Give the data below again exactly as written, without its pictures.

○ ○ ○ ○

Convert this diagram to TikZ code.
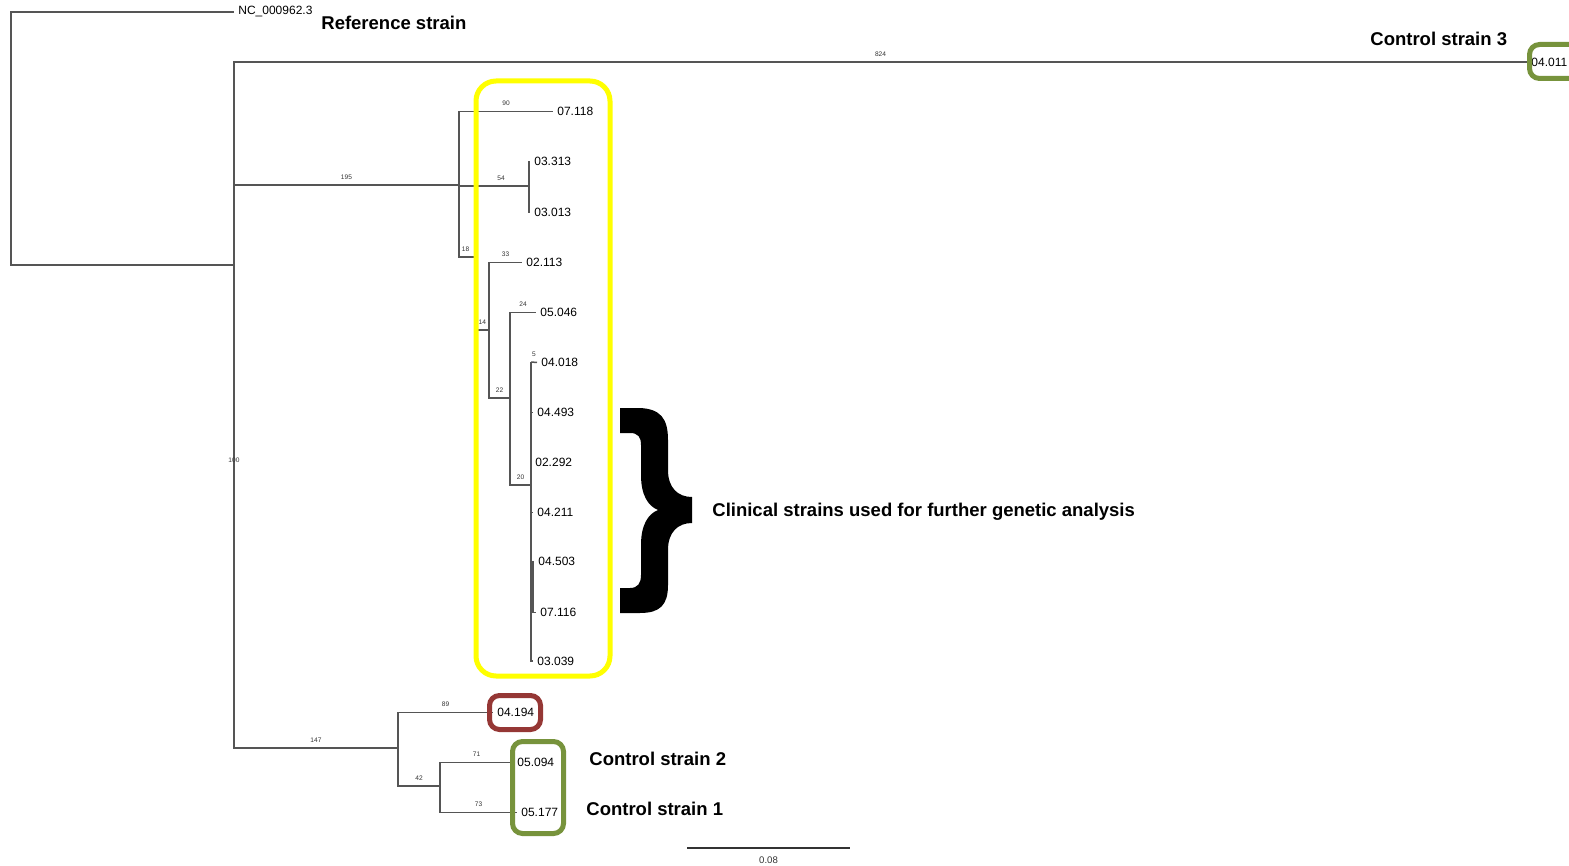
\documentclass[tikz,border=0pt]{standalone}
\usepackage{fontspec}
\setmainfont{Liberation Sans}
\definecolor{treegray}{RGB}{85,85,85}
\definecolor{boxyellow}{RGB}{255,255,0}
\definecolor{boxred}{RGB}{149,55,53}
\definecolor{boxgreen}{RGB}{119,147,60}
\begin{document}
\begin{tikzpicture}[x=0.5pt,y=-0.5pt,
  tree/.style={draw=treegray,line width=0.75pt},
  tip/.style={anchor=west,inner xsep=2pt,inner ysep=0pt,font=\fontsize{6}{7}\selectfont},
  bs/.style={pos=0.75,anchor=south,inner sep=0.5pt,yshift=2pt,font=\fontsize{3.3}{4}\selectfont,text=black!80},
  lab/.style={anchor=base west,inner sep=0pt,font=\fontsize{9.25}{11}\selectfont\bfseries},
  hlbox/.style={line width=2.5pt,rounded corners=5pt}]
\useasboundingbox (0,0) rectangle (1569,866);
\clip (0,0) rectangle (1569,866);

% internal nodes
\coordinate (root) at (11,138);
\coordinate (n100) at (234,265);
\coordinate (n195) at (459,185);
\coordinate (n54) at (529,186);
\coordinate (n18) at (475.5,257);
\coordinate (n14) at (489,330);
\coordinate (n22) at (510,398);
\coordinate (n20) at (531,485);
\coordinate (n5) at (531,362);
\coordinate (nB) at (533,586);
\coordinate (n147) at (398,748);
\coordinate (n42) at (440,786);
\coordinate (k1) at (531,387);
\coordinate (k2) at (531,412);

% tips
\node[tip] (nc) at (234,12) {NC\_000962.3};
\node[tip] (t04011) at (1527,62) {04.011};
\node[tip] (t07118) at (553,111.5) {07.118};
\node[tip] (t03313) at (530,161.5) {03.313};
\node[tip] (t03013) at (530,212.5) {03.013};
\node[tip] (t02113) at (522,262.5) {02.113};
\node[tip] (t05046) at (536,312.5) {05.046};
\node[tip] (t04018) at (537,362.5) {04.018};
\node[tip] (t04493) at (533,412.5) {04.493};
\node[tip] (t02292) at (531,462.5) {02.292};
\node[tip] (t04211) at (533,512.5) {04.211};
\node[tip] (t04503) at (534,561.5) {04.503};
\node[tip] (t07116) at (536,612.5) {07.116};
\node[tip] (t03039) at (533,661) {03.039};
\node[tip] (t04194) at (493,712.5) {04.194};
\node[tip] (t05094) at (513,762.5) {05.094};
\node[tip] (t05177) at (517,812.5) {05.177};

% edges
\draw[tree] (root) |- (nc.west);
\draw[tree] (root) |- (n100);
\draw[tree] (n100) |- node[bs]{824} (t04011.west);
\draw[tree] (n100) |- node[bs]{195} (n195);
\draw[tree] (n100) |- node[bs]{147} (n147);
\node[inner sep=0pt,font=\fontsize{3.3}{4}\selectfont,text=black!80] (b100) at (234,460) {100};
\draw[tree] (n195) |- node[bs]{90} (t07118.west);
\draw[tree] (n195) |- node[bs,pos=0.8]{54} (n54);
\draw[tree] (n195) |- node[bs,pos=0.7]{18} (n18);
\draw[tree] (n54) |- (t03313.west);
\draw[tree] (n54) |- (t03013.west);
\draw[tree] (n18) |- node[bs]{14} (n14);
\draw[tree] (n14) |- node[bs]{33} (t02113.west);
\draw[tree] (n14) |- node[bs]{22} (n22);
\draw[tree] (n22) |- node[bs]{24} (t05046.west);
\draw[tree] (n22) |- node[bs]{20} (n20);
\draw[tree] (n20) |- (n5);
\draw[tree] (n5) -- node[bs,pos=0.5]{5} (t04018.west);
\draw[tree] (n20) |- (t04493.west);
\draw[tree,line width=1.3pt] (k1) -- (k2);
\draw[tree] (n20) |- (t02292.west);
\draw[tree] (n20) |- (t04211.west);
\draw[tree] (n20) |- (nB);
\draw[tree] (nB) |- (t04503.west);
\draw[tree] (nB) |- (t07116.west);
\draw[tree] (n20) |- (t03039.west);
\draw[tree] (n147) |- node[bs]{89} (t04194.west);
\draw[tree] (n147) |- node[bs]{42} (n42);
\draw[tree] (n42) |- node[bs]{71} (t05094.west);
\draw[tree] (n42) |- node[bs]{73} (t05177.west);

% highlight boxes
\draw[boxyellow,line width=2.5pt,rounded corners=10pt] (476,81) rectangle (610,676);
\draw[boxred,hlbox] (489.5,695.5) rectangle (540.5,729.5);
\draw[boxgreen,hlbox] (512.5,741.5) rectangle (563.5,833.5);
\draw[boxgreen,hlbox] (1529.5,44.5) rectangle (1590,78.5);

% brace
\fill[black] (620,408) -- (640,408) .. controls (660,409) and (668,418) .. (668,440)
  -- (668,470) .. controls (668,488) and (678,497) .. (692,497)
  -- (692,523) .. controls (678,523) and (668,532) .. (668,550)
  -- (668,585) .. controls (668,605) and (660,613) .. (640,613)
  -- (620,613) -- (620,588) -- (630,588) .. controls (638,588) and (641,583) .. (641,575)
  -- (641,545) .. controls (641,525) and (648,514) .. (658,510)
  .. controls (648,506) and (641,495) .. (641,475)
  -- (641,445) .. controls (641,437) and (638,433) .. (630,433) -- (620,433) -- cycle;

% annotations
\node[lab] (lref) at (321,29.5) {Reference strain};
\node[lab] (lc3) at (1370,45.5) {Control strain 3};
\node[lab] (lc2) at (589,765.5) {Control strain 2};
\node[lab] (lc1) at (586,815.5) {Control strain 1};
\node[lab] (lclin) at (712,516) {Clinical strains used for further genetic analysis};

% scale bar
\coordinate (sb1) at (687,848);
\coordinate (sb2) at (850,848);
\draw[draw=black!80,line width=0.75pt] (sb1) -- node[anchor=north,inner sep=0pt,yshift=-4pt,font=\fontsize{4.8}{5}\selectfont,text=black!80]{0.08} (sb2);
\end{tikzpicture}
\end{document}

○ ○ ○ ○

▸ **COMPLETE ANSWER**:
Convert this diagram to TikZ code.
\documentclass[tikz,border=0pt]{standalone}
\usepackage{fontspec}
\setmainfont{Liberation Sans}
\definecolor{treegray}{RGB}{85,85,85}
\definecolor{boxyellow}{RGB}{255,255,0}
\definecolor{boxred}{RGB}{149,55,53}
\definecolor{boxgreen}{RGB}{119,147,60}
\begin{document}
\begin{tikzpicture}[x=0.5pt,y=-0.5pt,
  tree/.style={draw=treegray,line width=0.75pt},
  tip/.style={anchor=west,inner xsep=2pt,inner ysep=0pt,font=\fontsize{6}{7}\selectfont},
  bs/.style={pos=0.75,anchor=south,inner sep=0.5pt,yshift=2pt,font=\fontsize{3.3}{4}\selectfont,text=black!80},
  lab/.style={anchor=base west,inner sep=0pt,font=\fontsize{9.25}{11}\selectfont\bfseries},
  hlbox/.style={line width=2.5pt,rounded corners=5pt}]
\useasboundingbox (0,0) rectangle (1569,866);
\clip (0,0) rectangle (1569,866);

% internal nodes
\coordinate (root) at (11,138);
\coordinate (n100) at (234,265);
\coordinate (n195) at (459,185);
\coordinate (n54) at (529,186);
\coordinate (n18) at (475.5,257);
\coordinate (n14) at (489,330);
\coordinate (n22) at (510,398);
\coordinate (n20) at (531,485);
\coordinate (n5) at (531,362);
\coordinate (nB) at (533,586);
\coordinate (n147) at (398,748);
\coordinate (n42) at (440,786);
\coordinate (k1) at (531,387);
\coordinate (k2) at (531,412);

% tips
\node[tip] (nc) at (234,12) {NC\_000962.3};
\node[tip] (t04011) at (1527,62) {04.011};
\node[tip] (t07118) at (553,111.5) {07.118};
\node[tip] (t03313) at (530,161.5) {03.313};
\node[tip] (t03013) at (530,212.5) {03.013};
\node[tip] (t02113) at (522,262.5) {02.113};
\node[tip] (t05046) at (536,312.5) {05.046};
\node[tip] (t04018) at (537,362.5) {04.018};
\node[tip] (t04493) at (533,412.5) {04.493};
\node[tip] (t02292) at (531,462.5) {02.292};
\node[tip] (t04211) at (533,512.5) {04.211};
\node[tip] (t04503) at (534,561.5) {04.503};
\node[tip] (t07116) at (536,612.5) {07.116};
\node[tip] (t03039) at (533,661) {03.039};
\node[tip] (t04194) at (493,712.5) {04.194};
\node[tip] (t05094) at (513,762.5) {05.094};
\node[tip] (t05177) at (517,812.5) {05.177};

% edges
\draw[tree] (root) |- (nc.west);
\draw[tree] (root) |- (n100);
\draw[tree] (n100) |- node[bs]{824} (t04011.west);
\draw[tree] (n100) |- node[bs]{195} (n195);
\draw[tree] (n100) |- node[bs]{147} (n147);
\node[inner sep=0pt,font=\fontsize{3.3}{4}\selectfont,text=black!80] (b100) at (234,460) {100};
\draw[tree] (n195) |- node[bs]{90} (t07118.west);
\draw[tree] (n195) |- node[bs,pos=0.8]{54} (n54);
\draw[tree] (n195) |- node[bs,pos=0.7]{18} (n18);
\draw[tree] (n54) |- (t03313.west);
\draw[tree] (n54) |- (t03013.west);
\draw[tree] (n18) |- node[bs]{14} (n14);
\draw[tree] (n14) |- node[bs]{33} (t02113.west);
\draw[tree] (n14) |- node[bs]{22} (n22);
\draw[tree] (n22) |- node[bs]{24} (t05046.west);
\draw[tree] (n22) |- node[bs]{20} (n20);
\draw[tree] (n20) |- (n5);
\draw[tree] (n5) -- node[bs,pos=0.5]{5} (t04018.west);
\draw[tree] (n20) |- (t04493.west);
\draw[tree,line width=1.3pt] (k1) -- (k2);
\draw[tree] (n20) |- (t02292.west);
\draw[tree] (n20) |- (t04211.west);
\draw[tree] (n20) |- (nB);
\draw[tree] (nB) |- (t04503.west);
\draw[tree] (nB) |- (t07116.west);
\draw[tree] (n20) |- (t03039.west);
\draw[tree] (n147) |- node[bs]{89} (t04194.west);
\draw[tree] (n147) |- node[bs]{42} (n42);
\draw[tree] (n42) |- node[bs]{71} (t05094.west);
\draw[tree] (n42) |- node[bs]{73} (t05177.west);

% highlight boxes
\draw[boxyellow,line width=2.5pt,rounded corners=10pt] (476,81) rectangle (610,676);
\draw[boxred,hlbox] (489.5,695.5) rectangle (540.5,729.5);
\draw[boxgreen,hlbox] (512.5,741.5) rectangle (563.5,833.5);
\draw[boxgreen,hlbox] (1529.5,44.5) rectangle (1590,78.5);

% brace
\fill[black] (620,408) -- (640,408) .. controls (660,409) and (668,418) .. (668,440)
  -- (668,470) .. controls (668,488) and (678,497) .. (692,497)
  -- (692,523) .. controls (678,523) and (668,532) .. (668,550)
  -- (668,585) .. controls (668,605) and (660,613) .. (640,613)
  -- (620,613) -- (620,588) -- (630,588) .. controls (638,588) and (641,583) .. (641,575)
  -- (641,545) .. controls (641,525) and (648,514) .. (658,510)
  .. controls (648,506) and (641,495) .. (641,475)
  -- (641,445) .. controls (641,437) and (638,433) .. (630,433) -- (620,433) -- cycle;

% annotations
\node[lab] (lref) at (321,29.5) {Reference strain};
\node[lab] (lc3) at (1370,45.5) {Control strain 3};
\node[lab] (lc2) at (589,765.5) {Control strain 2};
\node[lab] (lc1) at (586,815.5) {Control strain 1};
\node[lab] (lclin) at (712,516) {Clinical strains used for further genetic analysis};

% scale bar
\coordinate (sb1) at (687,848);
\coordinate (sb2) at (850,848);
\draw[draw=black!80,line width=0.75pt] (sb1) -- node[anchor=north,inner sep=0pt,yshift=-4pt,font=\fontsize{4.8}{5}\selectfont,text=black!80]{0.08} (sb2);
\end{tikzpicture}
\end{document}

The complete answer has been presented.